Суперпрофессия (Захаров) - страница 84

Со всеми студентами трех наборов моей режиссерской мастерской РАТИ я всегда обязательно проводил беседы о роли Мюллера в «Семнадцати мгновениях весны». Леонид Сергеевич служил мне своеобразным учебным пособием в сегодняшних режиссерских раздумьях о том, что такое актерская оценка, действие, формирование или поиск мысли. К открытиям Станиславского его Мюллер имел самое прямое отношение, разумеется, на высшем витке их актерской реализации.

Мое режиссерское требование — если захватил сегодня внимание зрителя, смелее и чаще сажай его на «голодный информационный паек», — имело в мастерстве Броневого свою блистательную реализацию. Современный зритель, как говорят в детективах, «слишком много знает». Пусть не знает, пусть только чувствует, что человек по-настоящему, всерьез думает, ничего при этом не иллюстрируя. Пусть видит (точнее, чувствует), что человек готовится принять решение. Но какое именно? И когда конкретно? Пусть не всегда понимает. Актера очень часто тянет к позированию, Броневой-Мюллер чужд какой-либо позы, он занимается своим непростым делом, как, между прочим, все мы очень часто работаем, не отражая лицевыми мускулами всех трудностей нашей работы. В принципе, теоретически, ничего нового здесь нет. Немирович-Данченко говорил: «Лицо должно быть нейтрально». К сожалению, в нашей театральной и кинематографической практике это получается крайне редко. То актеру хочется быть красивым, то многозначительно задумчивым, то на редкость умным — причем до такой степени, что приходится прищуриваться.

Броневой-Мюллер нигде не щурится и не радуется, что к нему приходит, наконец, умная мысль. Она просто к нему приходит. Какая и когда — это, действительно, вопрос. Причем интересный. Настолько интересный, что спустя десятилетия этот фильм люди продолжают смотреть — хорошо понимая, что, несмотря на отменный актерский состав, явный лидер здесь один — Л. С. Броневой.

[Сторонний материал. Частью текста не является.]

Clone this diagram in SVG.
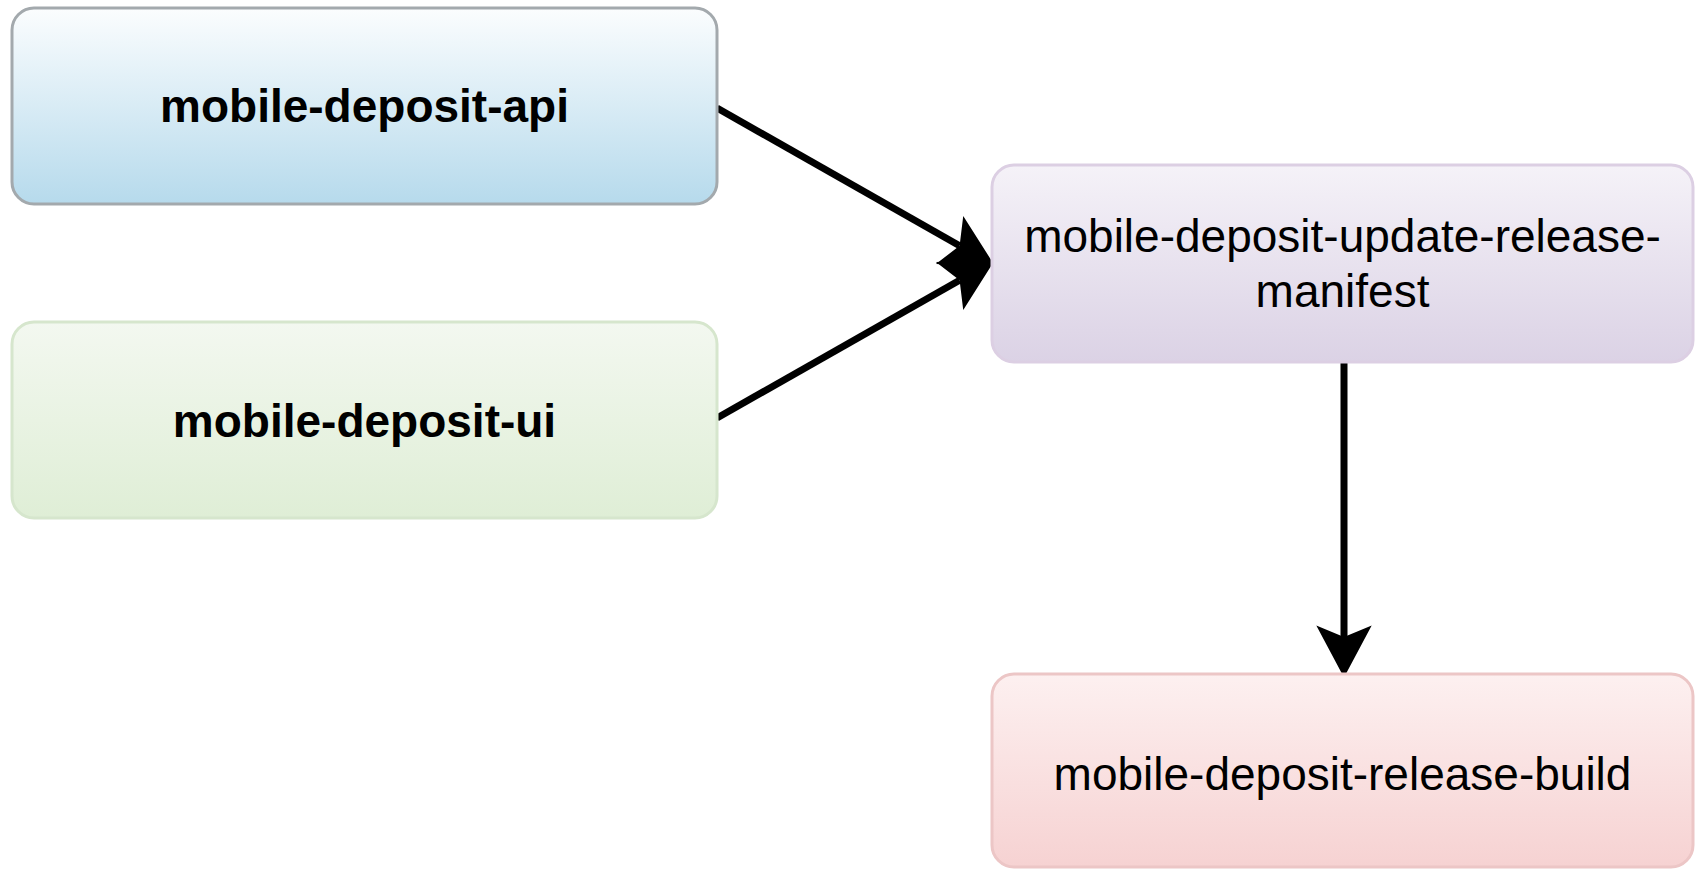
<svg xmlns="http://www.w3.org/2000/svg" width="1700" height="869" viewBox="0 0 1700 869">
<style>
.lbl{font-family:"Liberation Sans",Arial,Helvetica,sans-serif;font-size:46px;fill:#000;text-anchor:middle}
.b{font-weight:bold}
.edge{fill:none;stroke:#000;stroke-width:7;marker-end:url(#arr)}
</style>
<defs>
<linearGradient id="gBlue" x1="0" y1="0" x2="0" y2="1"><stop offset="0" stop-color="#fbfdfe"/><stop offset="1" stop-color="#b6daec"/></linearGradient>
<linearGradient id="gGreen" x1="0" y1="0" x2="0" y2="1"><stop offset="0" stop-color="#f3f8f0"/><stop offset="1" stop-color="#dfeed6"/></linearGradient>
<linearGradient id="gPurple" x1="0" y1="0" x2="0" y2="1"><stop offset="0" stop-color="#f5f2f8"/><stop offset="1" stop-color="#dbd2e5"/></linearGradient>
<linearGradient id="gRed" x1="0" y1="0" x2="0" y2="1"><stop offset="0" stop-color="#fdf0f0"/><stop offset="1" stop-color="#f6d2d2"/></linearGradient>
<marker id="arr" markerUnits="userSpaceOnUse" markerWidth="60" markerHeight="60" viewBox="-2 -26 50 52" refX="10" refY="0" orient="auto">
<path d="M0,-24 L45,0 L0,24 L10,0 Z" fill="#000"/>
</marker>
</defs>
<g id="edges">
<path class="edge" d="M717,108 L959.6,245.7"/>
<path class="edge" d="M717,418 L959.6,280.3"/>
<path class="edge" d="M1344,362 L1344,637"/>
</g>
<g id="node-api">
<rect x="12" y="8" width="705" height="196" rx="22" fill="url(#gBlue)" stroke="#a3a9ad" stroke-width="3"/>
<text class="lbl b" x="364.5" y="122">mobile-deposit-api</text>
</g>
<g id="node-ui">
<rect x="12" y="322" width="705" height="196" rx="22" fill="url(#gGreen)" stroke="#d6e6cd" stroke-width="3"/>
<text class="lbl b" x="364.5" y="437">mobile-deposit-ui</text>
</g>
<g id="node-manifest">
<rect x="992" y="165" width="701" height="197" rx="22" fill="url(#gPurple)" stroke="#dccfe3" stroke-width="3"/>
<text class="lbl" x="1342.5" y="252">mobile-deposit-update-release-</text>
<text class="lbl" x="1342.5" y="307">manifest</text>
</g>
<g id="node-build">
<rect x="992" y="674" width="701" height="193" rx="22" fill="url(#gRed)" stroke="#ecc6c6" stroke-width="3"/>
<text class="lbl" x="1342.5" y="790">mobile-deposit-release-build</text>
</g>
</svg>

Зачем он время от времени подергивает головой? Что, это логично, закономерно? Можно однажды подергаться, если узок воротничок, но зачем же так часто? Какая цель? Что зритель должен в связи с этим понять? Это ведь нормальные режиссерские вопросы, никак не противоречащие практике и заветам великого Станиславского. Только режиссура в лучших своих проявлениях не стоит на месте, летит вместе с сумасшедшим временем. И мышление лучших актеров тоже претерпевает изменения.

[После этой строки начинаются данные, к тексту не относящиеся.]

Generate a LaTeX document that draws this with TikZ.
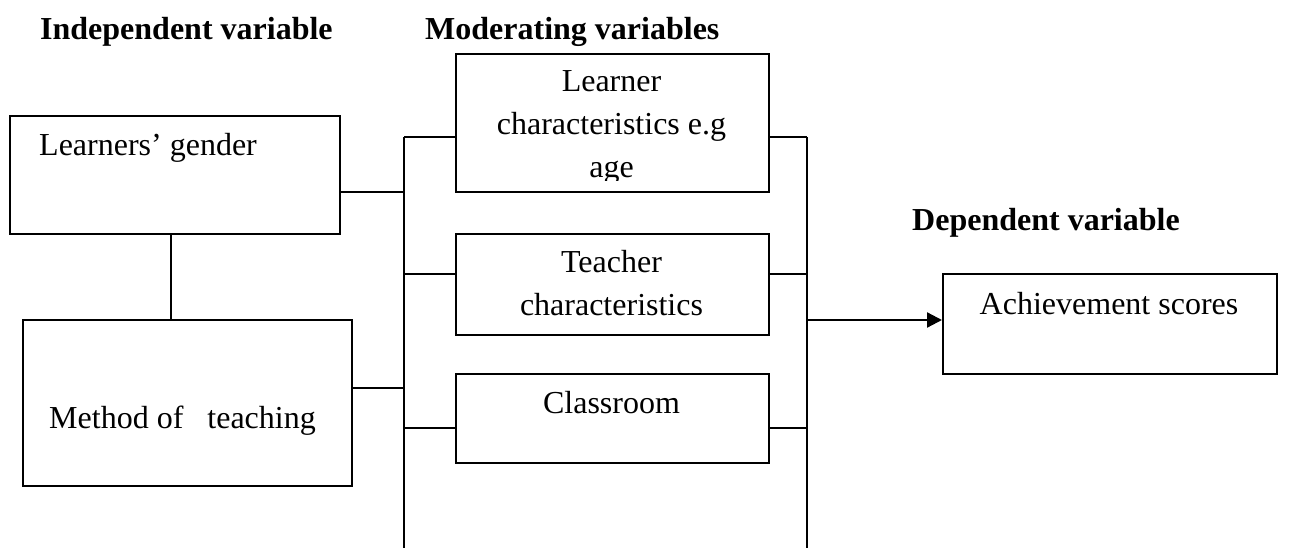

Так вот, о мотивации. Человек посылает в окружающее пространство сигналов во много раз больше, чем предполагает. Не все сигналы заметны сразу, а из числа заметных — не все однозначны. Многие биологические мини-акции сразу свидетельствуют о тех или иных изменениях в организме, другие — не сразу. Их можно расшифровывать мгновенно, как в мыльных операх, но можно, как в серьезном психологическом актерском процессе, расшифровывать не сразу — с трудом, потом, после долгих размышлений, а могут остаться и такие живые сигналы, которые вообще не расшифруешь. Подергивание головой Мюллера — это работа для психоаналитика, психиатра, врача, очень опытного следователя. Не всякий зритель может им оказаться и, более того, заинтересоваться дергатней, чтобы найти первопричину своеобразного нервного тика. По моему режиссерскому разумению — всегда рационального (логичного) объяснения тому, что видишь, находить не надо. И на все вопросы о конкретном человеке отвечать не нужно, потому что в реальной жизни это практически невозможно.